Zayo Group Holdings (NYSE:ZAYO) has wholeheartedly adopted the business of giving companies the communications infrastructure they need to get connectivity and cloud services as a business. Given all the interest in moving technology and telecommunications into the cloud, Zayo has been able to capitalize on the opportunity to deliver the necessary pieces for enterprise customers seeking ways to connect as efficiently and expeditiously as possible. Coming into its fiscal third-quarter financial report on Thursday, Zayo investors had expected modest profits on solid revenue growth. Zayo's top-line performance was strong, but net losses marred the picture somewhat for the company.
Let's take a closer look at Zayo Group Holdings and what it said about its past performance and prospects for the future.
Zayo Group sees red (ink)
Zayo Group's fiscal third-quarter results didn't live up to the expectations investors had for it. Revenue was up by about 40% to $478 million, but the lion's share of that growth came from the company's integration of its Zayo Canada unit into its results. On a pro forma organic basis, sales were up just 6% from year-ago levels. Moreover, the company posted a net loss of $19.3 million, which was much worse than the $10.8 million loss from last year. That worked out to $0.08 per share in losses, and that was a dime less than the modest $0.02 per share gain investors were hoping to see.
From an operational standpoint, Zayo's ongoing addition to its growing network continued during the quarter. Zayo spent $185.1 million on capital expenditures, including $11.1 million from its Canadian unit. The Allstream acquisition was a major component of growth during the period, adding about 15,000 route miles and 3,000 buildings to the overall network. All told, Zayo boosted its network length by 16,515 route miles, and 4,077 buildings came online for the company as well, accelerating its pace of growth from recent quarters.
Looking more closely at Zayo's results, recent acquisitions and consolidations make comparing figures across years fairly difficult. However, the fact that growth in operating costs and expenses outpaced revenue growth was the reason operating income stayed almost flat compared to year-ago levels. In particular, general operating costs jumped almost 70%, dwarfing gains in depreciation, amortization, and general overhead expenses that climbed at roughly half that rate.

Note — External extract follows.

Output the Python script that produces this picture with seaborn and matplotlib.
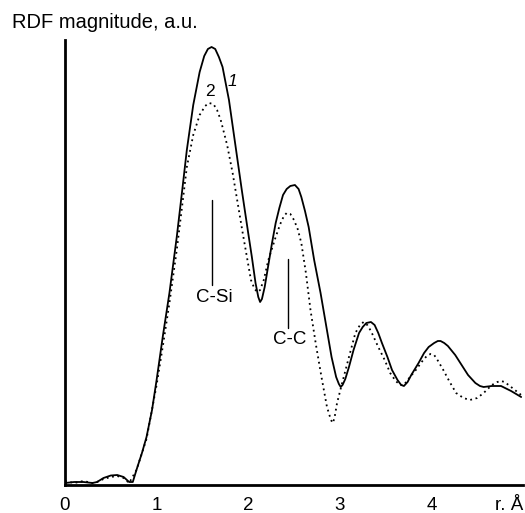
import numpy as np
import pandas as pd
import seaborn as sns
import matplotlib.pyplot as plt

# curve 1 (solid)
r1 = [0.0, 0.1, 0.2, 0.3, 0.35, 0.42, 0.5, 0.57, 0.64, 0.70, 0.74, 0.78, 0.84, 0.89, 0.95,
      1.0, 1.07, 1.14, 1.22, 1.28, 1.33, 1.40, 1.47, 1.52, 1.56, 1.60, 1.64, 1.68, 1.72,
      1.79, 1.86, 1.93, 2.00, 2.04, 2.08, 2.11, 2.13, 2.15, 2.18, 2.22, 2.26, 2.30, 2.34,
      2.38, 2.42, 2.46, 2.51, 2.55, 2.58, 2.62, 2.66, 2.72, 2.79, 2.85, 2.91, 2.96, 2.99,
      3.01, 3.03, 3.06, 3.10, 3.15, 3.21, 3.25, 3.29, 3.34, 3.38, 3.42, 3.46, 3.52, 3.57,
      3.63, 3.67, 3.70, 3.74, 3.78, 3.86, 3.92, 3.97, 4.03, 4.07, 4.10, 4.14, 4.18, 4.26,
      4.33, 4.40, 4.48, 4.53, 4.57, 4.66, 4.76, 4.87, 4.98]
g1 = [2, 3, 3, 2, 3, 7, 9.5, 10, 8, 3, 3, 15, 32, 48, 75,
      105, 150, 192, 248, 295, 335, 380, 413, 429, 436, 438, 436, 428, 418,
      385, 340, 295, 252, 228, 202, 188, 183, 186, 198, 220, 242, 262, 277,
      290, 296, 299, 300, 296, 288, 274, 258, 225, 192, 160, 128, 108, 101,
      98, 100, 106, 118, 135, 152, 158, 162, 163, 160, 152, 142, 128, 115,
      105, 100, 99, 103, 110, 122, 132, 138, 142, 144, 144, 142, 139, 130,
      120, 110, 102, 99, 98, 99, 99, 94, 88]

# curve 2 (dotted)
r2 = [0.0, 0.1, 0.2, 0.3, 0.35, 0.42, 0.5, 0.57, 0.64, 0.70, 0.78, 0.89, 1.0, 1.07, 1.14,
      1.22, 1.28, 1.33, 1.40, 1.47, 1.53, 1.57, 1.62, 1.66, 1.70, 1.77, 1.83, 1.94, 2.03,
      2.07, 2.10, 2.13, 2.17, 2.22, 2.30, 2.35, 2.39, 2.42, 2.46, 2.50, 2.54, 2.58, 2.63,
      2.68, 2.74, 2.80, 2.86, 2.90, 2.92, 2.94, 2.97, 3.02, 3.10, 3.17, 3.22, 3.26, 3.30,
      3.34, 3.42, 3.49, 3.55, 3.61, 3.66, 3.70, 3.74, 3.83, 3.91, 3.95, 3.99, 4.03, 4.06,
      4.13, 4.20, 4.27, 4.35, 4.42, 4.50, 4.57, 4.66, 4.72, 4.76, 4.80, 4.87, 4.98]
g2 = [4, 2, 4, 2, 3, 6, 8, 9, 7, 2, 15, 46, 100, 140, 182,
      235, 280, 318, 350, 370, 379, 382, 381, 375, 365, 340, 312, 252, 205,
      196, 193, 195, 205, 225, 248, 261, 269, 272, 271, 265, 256, 242, 212,
      175, 140, 108, 78, 66, 62, 66, 82, 100, 128, 152, 160, 163, 160,
      154, 138, 125, 112, 104, 100, 100, 105, 115, 125, 129, 131, 130, 126,
      115, 103, 92, 87, 85, 87, 92, 100, 103, 104, 103, 98, 90]

xticks = [0, 1, 2, 3, 4, 5]
xticklabels = ["0", "1", "2", "3", "4", "r. Å"]

df = pd.concat([
    pd.DataFrame({"r": r1, "g": g1, "curve": "1"}),
    pd.DataFrame({"r": r2, "g": g2, "curve": "2"}),
])

sns.set_style("white")
plt.rcParams["font.family"] = ["Liberation Sans", "DejaVu Sans"]
plt.rcParams["text.color"] = "black"
plt.rcParams["xtick.color"] = "black"

fig = plt.figure(figsize=(5.25, 5.13), dpi=100)
ax = fig.add_axes([65 / 525, 28 / 513, 458 / 525, 445 / 513])

sns.lineplot(data=df, x="r", y="g", style="curve", dashes={"1": "", "2": (1, 2)},
             color="black", linewidth=1.3, legend=False, sort=False, ax=ax)

ax.set_xlim(0, 5)
ax.set_ylim(0, 445)
ax.set_xlabel("")
ax.set_ylabel("")
ax.set_yticks([])
ax.set_xticks(xticks)
ax.set_xticklabels(xticklabels, fontsize=13.5, color="black")
ax.get_xticklabels()[-1].set_horizontalalignment("right")
ax.tick_params(axis="x", direction="in", length=6, width=1.5, pad=9, color="black")
for s in ["top", "right"]:
    ax.spines[s].set_visible(False)
for s in ["left", "bottom"]:
    ax.spines[s].set_linewidth(2)
    ax.spines[s].set_color("black")

# annotations
ax.text(1.83, 403, "1", fontsize=12.5, style="italic", ha="center", va="center", color="black")
ax.text(1.58, 393, "2", fontsize=12.5, ha="center", va="center", color="black")
ax.plot([1.61, 1.61], [200, 285], color="black", lw=1)
ax.text(1.63, 188, "C-Si", fontsize=13.5, ha="center", va="center", color="black")
ax.plot([2.43, 2.43], [157, 226], color="black", lw=1)
ax.text(2.45, 145, "C-C", fontsize=13.5, ha="center", va="center", color="black")

fig.text(12 / 525, 1 - 22 / 513, "RDF magnitude, a.u.", fontsize=14.5, va="center", ha="left",
         color="black")

fig.savefig("out.png", dpi=100)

In order to help give the company more liquidity, Zayo entered into a couple of major transactions. In January, Zayo negotiated a $400 million increase to its term loan facility, priced at the variable London Interbank Offering Rate plus 3.5 percentage points. In April, Zayo went further, making a private offering of $550 million in nine-year notes. The deal essentially refinances existing Zayo debt, with part of the proceeds going toward repaying part of the company's secured loan facility, and the rest redeeming outstanding debt that would have been due in 2020. By doing so, Zayo secured five more years to repay debt.
Growing by acquisition
Zayo hasn't stopped looking for ways to grow. In April, the company bought Clearview International, a provider of colocation and cloud-infrastructure services based in Texas. The purchase price was just $18.9 million, but by adding data centers in Dallas and Waco, the company boosted its presence in a key market and expects to take advantage of growth in the greater Dallas-Fort Worth metropolitan area.
Zayo's efforts to boost its stock price also continued during the quarter. The company used more of its repurchase program, raising the amount spent under its $500 million repurchase program to almost $72 million. It would take a dramatic ramp-up in buyback activity to use up the authorization, which expires on Monday, but the potential for further return of capital to shareholders is also encouraging.
Zayo shareholders weathered the net loss well, and the stock rose 3% at midday following the news. With so much going on in the cloud-computing space, Zayo has the potential to keep growing and finding ways to take advantage of business opportunities well into the future.